I Love It - Rated 5/5
I love the fact that once again Nigel Slater has delivered a book easy to read, entertaining and useful! (I already own his "30 minute Cook" book - though I prefer "Real Food" layout and content!)
My boyfriend bought me this book this week and I have already been into it twice! I love the way Nigel Slater divides up his book...not the usual Starters, Fish, Meat, etc courses, but into subject headings such as Bread, Garlic, Cheese, etc! Wonderful! Buy this book if you want to create good dishes that will wow your guests without breaking the bank or turning yourself into sweating maniac! :-)


Great book let down by poor quality manufacture - Rated 4/5
The book contents is excellent. I can cook a bit but decided to start cooking more and bought a load of new books, this is my favorite. It is nicely laid out into sections on chicken, potatoes, sausage, garlic, bread etc and some good pictures in places to let you see what it should come out like. There is a clear nicely written intro to each section to get you enthused and very easy to follow recipes. I jumped straight in with the Thai green curry that turned out really nice.
The only down side of this book for me was that after cooking with it once the cover started coming away from the spine. Maybe I got a duff one? Either way it is going back and I will order the hardback version or another copy of this one as I do want a copy!


An inspirational cookbook - Rated 5/5
Nigel Slater was writing about how to make basic family food taste wonderful long before it was fashionable. Luckily, good food cooked well does not go out of style. This book is as useful to me now as when I bought it nine years ago.

One thing I love about this book is that the ingredients are completely normal things I can buy reliably at the supermarket. The directions are very simple and generally very short. For instance, the "Parsley and Mustard Mash" has five ingredients, of which three are implied by the title (the other two being butter and creme fraiche). There is a paragraph about his views on the dish, and another one describing how to make the dish - that's it. Oh - and a sort of arty photo.
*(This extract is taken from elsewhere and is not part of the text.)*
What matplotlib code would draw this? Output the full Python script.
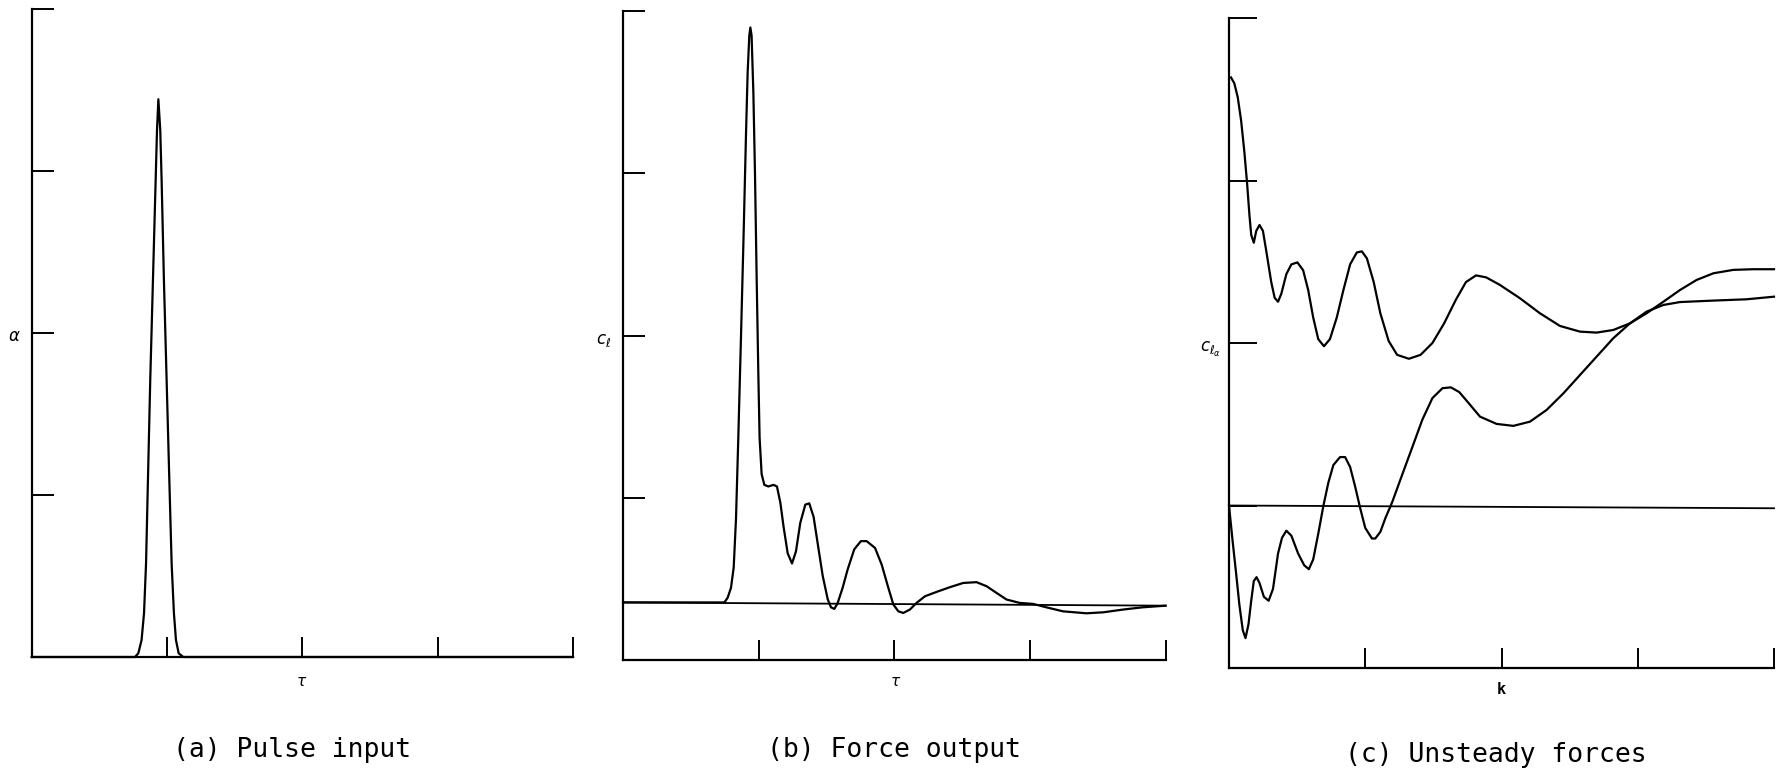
import matplotlib.pyplot as plt

W, H = 1776, 777

# (a) pulse input (x and y in tick units)
pulse_x = [0.0, 0.763, 0.788, 0.812, 0.830, 0.845, 0.859, 0.876, 0.896, 0.916,
           0.926, 0.936, 0.950, 0.960, 0.977, 0.997, 1.017, 1.034, 1.051,
           1.066, 1.086, 1.12, 4.0]
pulse_y = [0.0, 0.0, 0.023, 0.105, 0.27, 0.578, 1.093, 1.71, 2.327, 2.945,
           3.253, 3.443, 3.253, 2.945, 2.327, 1.71, 1.093, 0.578, 0.27,
           0.105, 0.023, 0.0, 0.0]

# (b) force output
force_x = [0.0, 0.747, 0.771, 0.796, 0.816, 0.833, 0.85, 0.87, 0.889, 0.907,
           0.919, 0.931, 0.939, 0.948, 0.961, 0.973, 0.985, 0.998, 1.007,
           1.022, 1.042, 1.071, 1.11, 1.135, 1.16, 1.184, 1.214, 1.246, 1.275,
           1.307, 1.344, 1.373, 1.405, 1.435, 1.472, 1.509, 1.533, 1.558,
           1.582, 1.619, 1.656, 1.705, 1.754, 1.796, 1.858, 1.907, 1.956,
           1.993, 2.03, 2.066, 2.115, 2.164, 2.226, 2.312, 2.41, 2.508, 2.606,
           2.68, 2.753, 2.827, 2.925, 3.023, 3.12, 3.244, 3.416, 3.54, 3.686,
           3.833, 4.0]
force_y = [0.355, 0.355, 0.383, 0.445, 0.57, 0.87, 1.37, 2.0, 2.62, 3.25,
           3.625, 3.85, 3.90, 3.85, 3.50, 3.0, 2.37, 1.75, 1.37,
           1.146, 1.08, 1.07, 1.08, 1.07, 0.97, 0.82, 0.658, 0.595, 0.67,
           0.846, 0.958, 0.966, 0.883, 0.72, 0.52, 0.375, 0.325, 0.315,
           0.35, 0.445, 0.558, 0.683, 0.733, 0.733, 0.691, 0.588, 0.445,
           0.342, 0.30, 0.29, 0.311, 0.352, 0.393, 0.42, 0.449, 0.475, 0.48,
           0.455, 0.414, 0.373, 0.352, 0.346, 0.325, 0.30, 0.288, 0.294, 0.311,
           0.325, 0.335]
force_base_x = [0.0, 4.0]
force_base_y = [0.355, 0.335]

# (c) unsteady forces, upper and lower curves
upper_x = [0.015, 0.039, 0.064, 0.089, 0.113, 0.133, 0.15, 0.163, 0.182, 0.2,
           0.224, 0.249, 0.273, 0.31, 0.335, 0.36, 0.384, 0.421, 0.458, 0.502,
           0.544, 0.581, 0.618, 0.655, 0.697, 0.741, 0.791, 0.84, 0.889, 0.938,
           0.975, 1.012, 1.062, 1.111, 1.172, 1.234, 1.32, 1.406, 1.493, 1.579,
           1.665, 1.739, 1.813, 1.887, 1.989, 2.136, 2.282, 2.429, 2.576,
           2.698, 2.82, 2.943, 3.065, 3.188, 3.31, 3.432, 3.555, 3.701, 3.848,
           4.0]
upper_y = [3.634, 3.598, 3.513, 3.368, 3.174, 2.98, 2.787, 2.666, 2.617, 2.69,
           2.726, 2.69, 2.569, 2.375, 2.278, 2.254, 2.303, 2.424, 2.484, 2.496,
           2.448, 2.327, 2.157, 2.024, 1.98, 2.024, 2.157, 2.327, 2.484, 2.557,
           2.564, 2.521, 2.375, 2.182, 2.012, 1.927, 1.903, 1.927, 2.0, 2.121,
           2.266, 2.375, 2.416, 2.404, 2.357, 2.275, 2.183, 2.105, 2.07,
           2.064, 2.08, 2.121, 2.183, 2.254, 2.326, 2.388, 2.429, 2.45, 2.454,
           2.454]
lower_x = [0.0, 0.027, 0.052, 0.076, 0.101, 0.121, 0.143, 0.163, 0.182, 0.202,
           0.224, 0.256, 0.291, 0.323, 0.36, 0.389, 0.421, 0.458, 0.507, 0.552,
           0.586, 0.618, 0.655, 0.692, 0.729, 0.766, 0.815, 0.852, 0.889, 0.926,
           0.963, 1.0, 1.049, 1.074, 1.111, 1.148, 1.197, 1.271, 1.345, 1.419,
           1.493, 1.567, 1.628, 1.69, 1.764, 1.842, 1.964, 2.087, 2.209, 2.331,
           2.454, 2.576, 2.698, 2.82, 2.943, 3.065, 3.188, 3.31, 3.555, 3.799,
           4.0]
lower_y = [1.0, 0.777, 0.584, 0.39, 0.233, 0.184, 0.269, 0.414, 0.535, 0.559,
           0.523, 0.438, 0.414, 0.487, 0.705, 0.801, 0.845, 0.814, 0.705, 0.632,
           0.608, 0.668, 0.826, 0.995, 1.14, 1.249, 1.298, 1.298, 1.237, 1.116,
           0.983, 0.862, 0.797, 0.797, 0.838, 0.923, 1.019, 1.189, 1.358, 1.528,
           1.661, 1.722, 1.727, 1.698, 1.625, 1.547, 1.502, 1.49, 1.516, 1.588,
           1.69, 1.803, 1.916, 2.029, 2.121, 2.193, 2.234, 2.252, 2.261, 2.269,
           2.285]
zero_c_x = [0.0, 4.0]
zero_c_y = [1.0, 0.983]

xticks = [1, 2, 3, 4]
yticks = [0, 1, 2, 3, 4]

LW = 1.6


def px_rect(l, t, r, b):
    return [l / W, 1 - b / H, (r - l) / W, (b - t) / H]


def style(ax, ylen):
    ax.set_xlim(0, 4)
    ax.set_ylim(0, 4)
    ax.set_xticks(xticks)
    ax.set_yticks(yticks)
    for s in ["top", "right"]:
        ax.spines[s].set_visible(False)
    for s in ["left", "bottom"]:
        ax.spines[s].set_linewidth(LW)
    ax.tick_params(axis="x", direction="in", length=14.5, width=1.4,
                   labelbottom=False)
    ax.tick_params(axis="y", direction="in", length=ylen, width=1.4,
                   labelleft=False)


fig = plt.figure(figsize=(W / 100, H / 100), dpi=100)

ax_a = fig.add_axes(px_rect(31.7, 9, 573, 657))
ax_b = fig.add_axes(px_rect(623, 11.3, 1165.6, 660))
ax_c = fig.add_axes(px_rect(1229, 18, 1774, 668))

style(ax_a, 16)
style(ax_b, 16)
style(ax_c, 20)

line = dict(color="black", lw=LW, clip_on=False, solid_joinstyle="round")

ax_a.plot(pulse_x, pulse_y, **line)

ax_b.plot(force_base_x, force_base_y, color="black", lw=1.3, clip_on=False)
ax_b.plot(force_x, force_y, **line)

ax_c.plot(zero_c_x, zero_c_y, color="black", lw=1.3, clip_on=False)
ax_c.plot(upper_x, upper_y, **line)
ax_c.plot(lower_x, lower_y, **line)


def ftext(x, y, s, **kw):
    fig.text(x / W, 1 - y / H, s, ha="center", va="center", **kw)


ftext(14, 336, r"$\alpha$", fontsize=12)
ftext(604, 340, r"$c_{\ell}$", fontsize=12)
ftext(1211, 349, r"$c_{\ell_{\alpha}}$", fontsize=12)
ftext(302, 681, r"$\tau$", fontsize=11)
ftext(896, 681, r"$\tau$", fontsize=11)
ftext(1501, 689, "k", fontsize=11, family="DejaVu Sans Mono", weight="bold")

cap = dict(fontsize=19, family="DejaVu Sans Mono")
ftext(292, 750, "(a) Pulse input", **cap)
ftext(894, 750, "(b) Force output", **cap)
ftext(1496, 755, "(c) Unsteady forces", **cap)

plt.savefig("out.png", dpi=100)
plt.close()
The photos are good - arty of course, but in a way made to entice you to try the recipe. Just having a look at the photo of roast potatoes makes you want to cook a proper sunday dinner.

The recipes are organised by ingredient. Once you get used to this, it becomes a useful way to browse and consider different ways of dealing with those ingredients. However, it does mean that if you're looking for a standard cookbook approach where starters, mains and puds are all in separate chapters (useful for menu planning), this book won't be so helpful.

There are a few strange recipes - for instance "Peter Gordon's Muffaletta", a sort of squashed sandwich which is surprisingly good. However the vast majority will be his take on a familiar british dish.

The recipes clearly reflect his taste - there's lots of garlic (I always leave it out), cream, dark chocolate, and other rich ingredients. Nevertheless, most of the recipes work with substitutions that fit your diet and taste. They are simple enough to stand up without going to the extremes that he sometimes does.

For people who cook for pleasure, and who enjoy good basic food made to taste utterly indulgent, I would definitely recommend this book.


The Con Mans Cook Book - Rated 1/5
There is a lot to be said for any cook whose idea of creating the perfect dish revolves around phrases like "just throw in a bit of that" and "chuck in a bit of this". It all sounds so easy. It isn't. This type of imprecise language might sound a bit cool, but the fact is, given the "who cares how much approach" of Slater's ingredients the inexperienced cook is guaranteed to fail. His "traditional" fish cakes turn to mush - primarily because he fails to see the need for a binding agent like egg or milk. His baked fish is rubbish - tasting of little more than melted butter and his salads, well, actually they're great. But, hey, only a complete idiot could mess up a salad, right?

Don't buy this nonesense, buy a proper cook book by a proper chef. Slater is nothing more than an imposter in the world of real cooking.